■ WORK INSTRUCTIONS
Start at the line containing "Generate a component", stop at the line containing "const yTicks = [0, 20000, 40000, 60000, 80000];", and please reproduce every line in between, both ends included, without pictures.

■ ROWS

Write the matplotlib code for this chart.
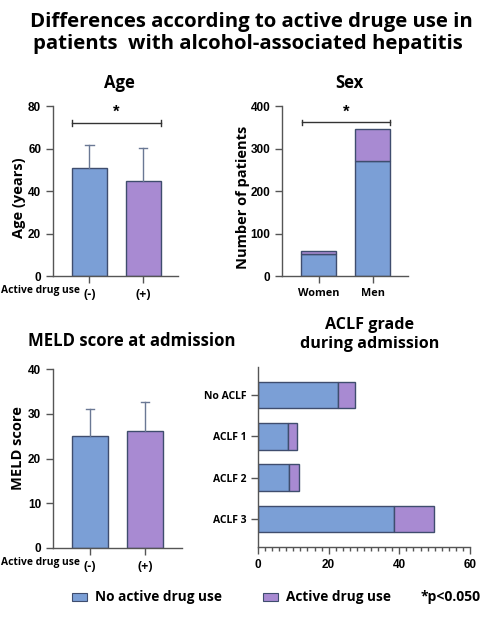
"""Active drug use vs. alcohol-associated hepatitis: four-panel summary figure."""

import matplotlib
matplotlib.use("Agg")
import matplotlib.pyplot as plt
from matplotlib.patches import Rectangle
from matplotlib.ticker import MultipleLocator

# --- data -------------------------------------------------------------------
groups = ["(-)", "(+)"]
age_mean = [51.0, 44.5]
age_sd_top = [61.5, 60.3]
meld_mean = [25.0, 26.2]
meld_sd_top = [31.0, 32.7]

sex_labels = ["Women", "Men"]
sex_no_drug = [52, 270]
sex_drug = [6, 75]

aclf_labels = ["No ACLF", "ACLF 1", "ACLF 2", "ACLF 3"]
aclf_no_drug = [22.5, 8.5, 8.8, 38.6]
aclf_drug = [5.0, 2.5, 2.7, 11.2]

BLUE = "#7b9fd6"
PURPLE = "#a88ad2"
EDGE = "#3f4d6e"
AXC = "#555555"
TITLE_FONT = "Open Sans"
TICK_FONT = "Liberation Sans"

W, H = 487, 619
fig = plt.figure(figsize=(W / 100, H / 100), dpi=100)


def fx(px):
    return px / W


def fy(py):
    return 1 - py / H


def add_axes(left, top, right, bottom):
    return fig.add_axes([fx(left), fy(bottom), fx(right - left), (bottom - top) / H])


def style(ax, horizontal=False):
    for side in ("top", "right"):
        ax.spines[side].set_visible(False)
    for side in ("left", "bottom"):
        ax.spines[side].set_color(AXC)
        ax.spines[side].set_linewidth(1.0)
    ax.tick_params(color=AXC, labelcolor="black", length=5, width=1.0)
    nums = ax.get_xticklabels() if horizontal else ax.get_yticklabels()
    for lab in nums:
        lab.set_fontfamily(TICK_FONT)
        lab.set_fontweight("bold")
        lab.set_fontsize(8.5)


def sig_bracket(ax, x0, x1, y, ystar):
    ax.plot([x0, x1], [y, y], color="#333333", lw=1.0)
    yr = ax.get_ylim()[1]
    for x in (x0, x1):
        ax.plot([x, x], [y - yr * 0.015, y + yr * 0.015], color="#333333", lw=1.0)
    ax.text((x0 + x1) / 2, ystar, "*", ha="center", va="center", fontsize=12,
            fontweight="bold", family=TICK_FONT)


def bar_panel(ax, means, tops, ymax, step):
    x = range(len(means))
    ax.bar(x, means, width=0.65, color=[BLUE, PURPLE], edgecolor=EDGE, linewidth=1.0)
    for xi, m, t in zip(x, means, tops):
        ax.plot([xi, xi], [m, t], color="#6a7894", lw=1.0)
        ax.plot([xi - 0.08, xi + 0.08], [t, t], color="#6a7894", lw=1.0)
    ax.set_xlim(-0.676, 1.65)
    ax.set_ylim(0, ymax)
    ax.set_yticks(range(0, ymax + 1, step))
    ax.set_xticks(list(x))
    ax.set_xticklabels(groups, fontfamily=TITLE_FONT, fontweight="bold", fontsize=8.8)
    style(ax)


# --- Age --------------------------------------------------------------------
ax_age = add_axes(53, 106, 178, 276)
bar_panel(ax_age, age_mean, age_sd_top, 80, 20)
sig_bracket(ax_age, -0.33, 1.33, 72, 77)

# --- Sex --------------------------------------------------------------------
ax_sex = add_axes(282, 106, 408, 276)
ax_sex.bar(range(2), sex_no_drug, width=0.65, color=BLUE, edgecolor=EDGE, linewidth=1.0)
ax_sex.bar(range(2), sex_drug, bottom=sex_no_drug, width=0.65, color=PURPLE,
           edgecolor=EDGE, linewidth=1.0)
ax_sex.set_xlim(-0.676, 1.657)
ax_sex.set_ylim(0, 400)
ax_sex.set_yticks(range(0, 401, 100))
ax_sex.set_xticks(range(2))
ax_sex.set_xticklabels(sex_labels, fontfamily=TITLE_FONT, fontweight="bold", fontsize=7.8)
style(ax_sex)
sig_bracket(ax_sex, -0.3, 1.33, 362, 385)

# --- MELD -------------------------------------------------------------------
ax_meld = add_axes(53, 369, 182, 548)
bar_panel(ax_meld, meld_mean, meld_sd_top, 40, 10)
ax_meld.set_xlim(-0.67, 1.67)

# --- ACLF -------------------------------------------------------------------
ax_aclf = add_axes(258, 367, 470, 547)
ypos = range(len(aclf_labels))
ax_aclf.barh(ypos, aclf_no_drug, height=0.65, color=BLUE, edgecolor=EDGE, linewidth=1.0)
ax_aclf.barh(ypos, aclf_drug, left=aclf_no_drug, height=0.65, color=PURPLE,
             edgecolor=EDGE, linewidth=1.0)
ax_aclf.set_ylim(3.68, -0.68)
ax_aclf.set_xlim(0, 60)
ax_aclf.set_xticks([0, 20, 40, 60])
ax_aclf.xaxis.set_minor_locator(MultipleLocator(2))
ax_aclf.set_yticks(list(ypos))
ax_aclf.set_yticklabels(aclf_labels, fontfamily=TITLE_FONT, fontweight="bold", fontsize=7.5)
style(ax_aclf, horizontal=True)
ax_aclf.tick_params(axis="x", which="minor", length=3, width=1.0, color=AXC)

# --- text -------------------------------------------------------------------
tkw = dict(family=TITLE_FONT, fontweight="bold", ha="center", va="center")
fig.text(fx(251), fy(22), "Differences according to active druge use in", fontsize=14.7, **tkw)
fig.text(fx(248), fy(44), "patients  with alcohol-associated hepatitis", fontsize=14.7, **tkw)
fig.text(fx(119), fy(83), "Age", fontsize=12, **tkw)
fig.text(fx(349), fy(83), "Sex", fontsize=12, **tkw)
fig.text(fx(132), fy(341), "MELD score at admission", fontsize=12.1, **tkw)
fig.text(fx(370), fy(325), "ACLF grade", fontsize=11.6, **tkw)
fig.text(fx(370), fy(344), "during admission", fontsize=11.6, **tkw)

fig.text(fx(19), fy(198), "Age (years)", fontsize=10.5, rotation=90, **tkw)
fig.text(fx(243), fy(197), "Number of patients", fontsize=10.5, rotation=90, **tkw)
fig.text(fx(18), fy(448), "MELD score", fontsize=10.5, rotation=90, **tkw)

for yy in (290, 562):
    fig.text(fx(1), fy(yy), "Active drug use", fontsize=7.4, family=TITLE_FONT,
             fontweight="bold", ha="left", va="center")

# legend
for x0, color, label in ((72, BLUE, "No active drug use"), (263, PURPLE, "Active drug use")):
    fig.patches.append(Rectangle((fx(x0), fy(601)), fx(15), 8 / H, transform=fig.transFigure,
                                 facecolor=color, edgecolor=EDGE, linewidth=0.8))
    fig.text(fx(x0 + 23), fy(597), label, fontsize=9.8, family=TITLE_FONT,
             fontweight="bold", ha="left", va="center")
fig.text(fx(481), fy(597), "*p<0.050", fontsize=10, family=TITLE_FONT,
         fontweight="bold", ha="right", va="center")

fig.savefig("out.png", dpi=100)
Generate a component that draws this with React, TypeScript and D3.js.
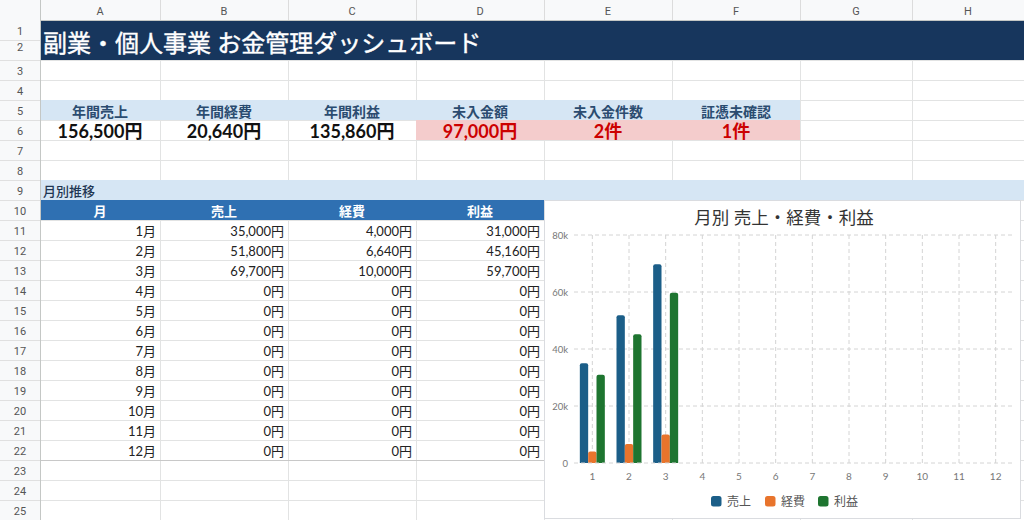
import * as d3 from "d3";

const colLetters = ["A", "B", "C", "D", "E", "F", "G", "H"];
const colEdges = [40, 160, 288, 416, 544, 672, 800, 912, 1024];

const kpiLabels = ["年間売上", "年間経費", "年間利益", "未入金額", "未入金件数", "証憑未確認"];
const kpiValues = ["156,500円", "20,640円", "135,860円", "97,000円", "2件", "1件"];
const kpiAlert = [false, false, false, true, true, true];

const tableHeaders = ["月", "売上", "経費", "利益"];
const months = [1, 2, 3, 4, 5, 6, 7, 8, 9, 10, 11, 12];
const sales = [35000, 51800, 69700, 0, 0, 0, 0, 0, 0, 0, 0, 0];
const expenses = [4000, 6640, 10000, 0, 0, 0, 0, 0, 0, 0, 0, 0];
const profit = [31000, 45160, 59700, 0, 0, 0, 0, 0, 0, 0, 0, 0];

const seriesNames = ["売上", "経費", "利益"];
const seriesColors = ["#1b5e88", "#e8742c", "#1e7530"];
const yTicks = [0, 20000, 40000, 60000, 80000];

const FONT = "Lato, 'Noto Sans CJK JP', sans-serif";
const HEAD_FONT = "Roboto, 'Liberation Sans', Arial, sans-serif";
const GRID = "#e2e3e3";

const rowTop = (n: number) => 20 * n;
const yen = (v: number) => d3.format(",")(v) + "円";

function Chart() {
  const left = 574;
  const right = 1014;
  const top = 235;
  const bottom = 463;

  const x = d3
    .scaleBand<number>()
    .domain(months)
    .range([left, right]);
  const x1 = d3
    .scaleBand<number>()
    .domain([0, 1, 2])
    .range([0, x.bandwidth()])
    .paddingOuter(0.7);
  const y = d3.scaleLinear().domain([0, 80000]).range([bottom, top]);
  const series = [sales, expenses, profit];
  const fmt = (v: number) => (v === 0 ? "0" : v / 1000 + "k");

  return (
    <g>
      <rect x={544.5} y={200.5} width={476} height={318} fill="#fff" stroke="#dadce0" />
      <text
        x={784}
        y={217}
        textAnchor="middle"
        dominantBaseline="central"
        fontSize={17.5}
        fill="#333"
        fontFamily={FONT}
      >
        月別 売上・経費・利益
      </text>
      {yTicks.map((t) => (
        <g key={t}>
          {t > 0 && (
            <line
              x1={left}
              x2={right}
              y1={y(t)}
              y2={y(t)}
              stroke="#d4d4d4"
              strokeDasharray="4,3"
            />
          )}
          <text
            x={568}
            y={y(t)}
            textAnchor="end"
            dominantBaseline="central"
            fontSize={9.5}
            fill="#777"
            fontFamily={FONT}
          >
            {fmt(t)}
          </text>
        </g>
      ))}
      {months.map((m) => {
        const cx = x(m)! + x.bandwidth() / 2;
        return (
          <g key={m}>
            <line
              x1={cx}
              x2={cx}
              y1={top}
              y2={bottom}
              stroke="#d4d4d4"
              strokeDasharray="4,3"
            />
            <text
              x={cx}
              y={476}
              textAnchor="middle"
              dominantBaseline="central"
              fontSize={10}
              fill="#777"
              fontFamily={FONT}
            >
              {m}
            </text>
          </g>
        );
      })}
      {series.map((vals, si) =>
        vals.map((v, i) =>
          v > 0 ? (
            <path
              key={si + "-" + i}
              d={(() => {
                const bx = x(months[i])! + x1(si)!;
                const bw = x1.bandwidth();
                const by = y(v);
                const r = 2;
                return `M${bx},${bottom}V${by + r}Q${bx},${by} ${bx + r},${by}H${bx + bw - r}Q${bx + bw},${by} ${bx + bw},${by + r}V${bottom}Z`;
              })()}
              fill={seriesColors[si]}
            />
          ) : null
        )
      )}
      <line x1={left} x2={right} y1={bottom} y2={bottom} stroke="#d4d4d4" strokeDasharray="4,3" />
      {seriesNames.map((name, i) => {
        const lx = [711, 765, 818][i];
        return (
          <g key={name}>
            <rect x={lx} y={496} width={10.5} height={10.5} rx={2.5} fill={seriesColors[i]} />
            <text
              x={lx + 16}
              y={501.5}
              dominantBaseline="central"
              fontSize={12}
              fill="#555"
              fontFamily={FONT}
            >
              {name}
            </text>
          </g>
        );
      })}
    </g>
  );
}

export default function App() {
  const rows = d3.range(1, 26);

  return (
    <svg
      width={1024}
      height={520}
      style={{ position: "absolute", left: 0, top: 0, display: "block" }}
    >
      <rect width={1024} height={520} fill="#fff" />

      {/* cell grid */}
      {rows.map((r) => (
        <line key={"h" + r} x1={40} x2={1024} y1={rowTop(r) + 20.5} y2={rowTop(r) + 20.5} stroke={GRID} />
      ))}
      {colEdges.slice(1, -1).map((e) => (
        <line key={"v" + e} x1={e + 0.5} x2={e + 0.5} y1={20} y2={520} stroke={GRID} />
      ))}

      {/* title rows 1-2 */}
      <rect x={40} y={20} width={984} height={40} fill="#17365d" />
      <text
        x={43}
        y={42}
        dominantBaseline="central"
        fontSize={24}
        fontWeight={400}
        fill="#fff"
        fontFamily={FONT}
        stroke="#fff"
        strokeWidth={0.4}
      >
        副業・個人事業 お金管理ダッシュボード
      </text>

      {/* KPI rows 5-6 */}
      <rect x={40} y={rowTop(5)} width={760} height={20} fill="#d6e6f4" />
      <rect x={416} y={rowTop(6)} width={384} height={20} fill="#f4cccc" />
      {kpiLabels.map((lab, i) => {
        const cx = (colEdges[i] + colEdges[i + 1]) / 2;
        return (
          <g key={lab}>
            <text
              x={cx}
              y={rowTop(5) + 11}
              textAnchor="middle"
              dominantBaseline="central"
              fontSize={14}
              fontWeight={700}
              fill="#2b4c70"
              fontFamily={FONT}
            >
              {lab}
            </text>
            <text
              x={cx}
              y={rowTop(6) + 11}
              textAnchor="middle"
              dominantBaseline="central"
              fontSize={18}
              fontWeight={700}
              fill={kpiAlert[i] ? "#cc0000" : "#111"}
              fontFamily={FONT}
            >
              {kpiValues[i]}
            </text>
          </g>
        );
      })}

      {/* section row 9 */}
      <rect x={40} y={rowTop(9)} width={984} height={20} fill="#d6e6f4" />
      <text
        x={43}
        y={rowTop(9) + 10.5}
        dominantBaseline="central"
        fontSize={13}
        fontWeight={500}
        fill="#1f3652"
        fontFamily={FONT}
      >
        月別推移
      </text>

      {/* table */}
      <rect x={40} y={rowTop(10)} width={504} height={20} fill="#2f70b2" />
      {tableHeaders.map((h, i) => (
        <text
          key={h}
          x={(colEdges[i] + colEdges[i + 1]) / 2}
          y={rowTop(10) + 10.5}
          textAnchor="middle"
          dominantBaseline="central"
          fontSize={13}
          fontWeight={700}
          fill="#fff"
          fontFamily={FONT}
        >
          {h}
        </text>
      ))}
      {months.map((m, i) => {
        const cy = rowTop(11 + i) + 10.5;
        const cells = [m + "月", yen(sales[i]), yen(expenses[i]), yen(profit[i])];
        return (
          <g key={m}>
            {cells.map((c, j) => (
              <text
                key={j}
                x={colEdges[j + 1] - 4}
                y={cy}
                textAnchor="end"
                dominantBaseline="central"
                fontSize={13}
                fill="#222"
                fontFamily={FONT}
              >
                {c}
              </text>
            ))}
          </g>
        );
      })}
      <line x1={40} x2={544} y1={460.5} y2={460.5} stroke="#c8c8c8" />

      <Chart />

      {/* column headers */}
      <rect x={0} y={0} width={1024} height={20} fill="#f8f9fa" />
      <line x1={0} x2={1024} y1={20.5} y2={20.5} stroke="#c4c7c5" />
      {colLetters.map((c, i) => (
        <g key={c}>
          <line
            x1={colEdges[i + 1] + 0.5}
            x2={colEdges[i + 1] + 0.5}
            y1={0}
            y2={20}
            stroke="#dcdcdc"
          />
          <text
            x={(colEdges[i] + colEdges[i + 1]) / 2}
            y={11}
            textAnchor="middle"
            dominantBaseline="central"
            fontSize={11}
            fill="#555"
            fontFamily={HEAD_FONT}
          >
            {c}
          </text>
        </g>
      ))}

      {/* row headers */}
      <rect x={0} y={0} width={40} height={520} fill="#f8f9fa" />
      <line x1={40.5} x2={40.5} y1={0} y2={520} stroke="#c4c7c5" />
      {rows.map((r) => (
        <g key={r}>
          <line x1={0} x2={40} y1={rowTop(r) + 20.5} y2={rowTop(r) + 20.5} stroke="#e0e0e0" />
          <text
            x={20}
            y={r === 2 ? 47 : rowTop(r) + 11}
            textAnchor="middle"
            dominantBaseline="central"
            fontSize={11}
            fill="#555"
            fontFamily={HEAD_FONT}
          >
            {r}
          </text>
        </g>
      ))}
    </svg>
  );
}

■ EXERCISE SOLUTION
Generate a component that draws this with React, TypeScript and D3.js.
import * as d3 from "d3";

const colLetters = ["A", "B", "C", "D", "E", "F", "G", "H"];
const colEdges = [40, 160, 288, 416, 544, 672, 800, 912, 1024];

const kpiLabels = ["年間売上", "年間経費", "年間利益", "未入金額", "未入金件数", "証憑未確認"];
const kpiValues = ["156,500円", "20,640円", "135,860円", "97,000円", "2件", "1件"];
const kpiAlert = [false, false, false, true, true, true];

const tableHeaders = ["月", "売上", "経費", "利益"];
const months = [1, 2, 3, 4, 5, 6, 7, 8, 9, 10, 11, 12];
const sales = [35000, 51800, 69700, 0, 0, 0, 0, 0, 0, 0, 0, 0];
const expenses = [4000, 6640, 10000, 0, 0, 0, 0, 0, 0, 0, 0, 0];
const profit = [31000, 45160, 59700, 0, 0, 0, 0, 0, 0, 0, 0, 0];

const seriesNames = ["売上", "経費", "利益"];
const seriesColors = ["#1b5e88", "#e8742c", "#1e7530"];
const yTicks = [0, 20000, 40000, 60000, 80000];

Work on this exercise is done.